Full at http://cheapmotelsandahotplate.org/2012/03/19/whoopee-were-all-gonna-die-working/
We were in a Wal-Mart in Richfield, Utah. The greeters at the door were an elderly man and woman. Both were in wheelchairs. At a grocery store in Colorado, an old man bagging groceries was so bent over that he could barely look up. In our travels, we have begun to notice a new phenomenon: the working aged.
We all know people who continue to work long past what most of us would consider a normal retirement age. My grandfather retired when he was sixty-five, but he kept working as a tipstaff for a local judge and later, at eighty, took a job keeping the books for an auction company.
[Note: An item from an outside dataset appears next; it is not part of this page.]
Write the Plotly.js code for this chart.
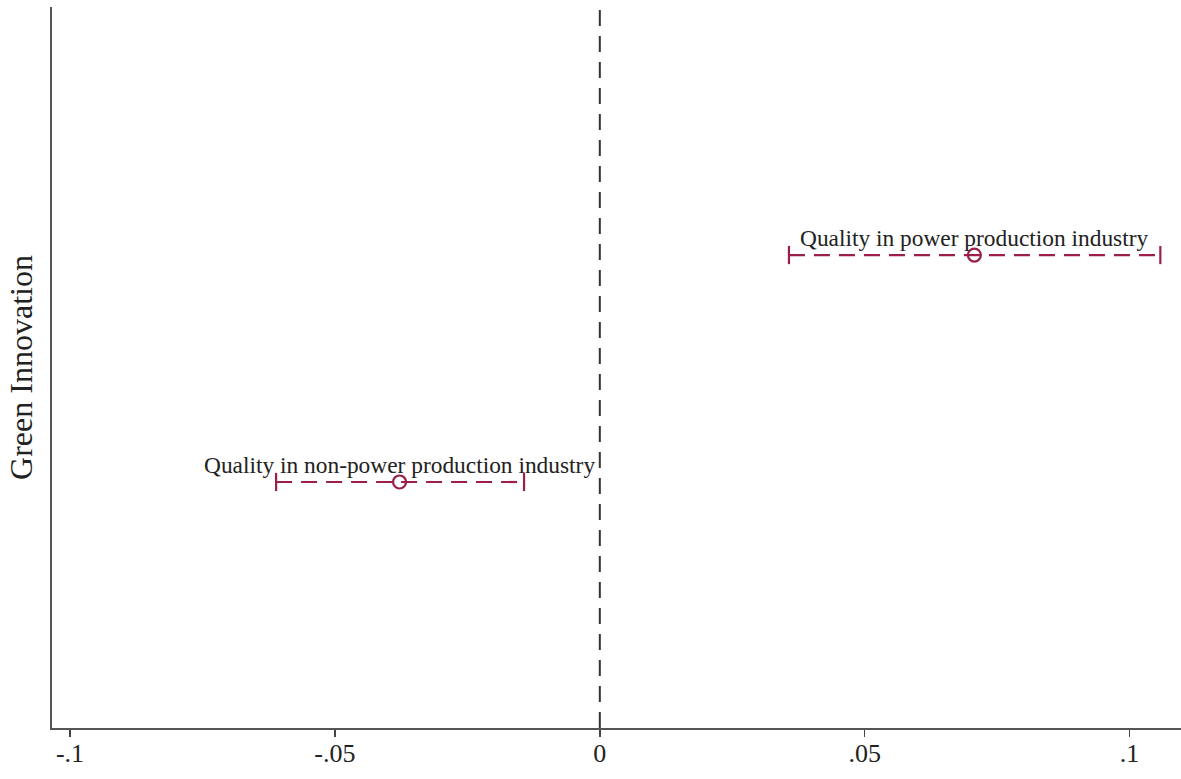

A recent article in USA Today was full of feel-good stories about octogenarians and even nonagenarians still active at work. Ninety-seven-year-old Al Churchill, who still works every day at the company he founded sixty years ago, says, “If I didn't work? There's no such thing. … Work is important, because without work, you're nothing.”
Mr. Churchill’s sentiments are well and good, but something more is going on here. Saying that “without work, you’re nothing,” means one thing when you are the owner of a company or have a job as, say, a tenured professor at a university, but it means something else when you are an ordinary worker. Churchill owns the company where he goes to work every day. The professor has control over his labor. In addition, the power that Churchill and the teacher have overshadows the inevitable loss of “productiveness” that comes with age. The factory owner won’t be told by his employees that he’s not as in touch with things as he thinks he is. The aging professor can use those old lecture notes and tell the same awful jokes year after year, and then go take a nap in his office. He won’t be fired.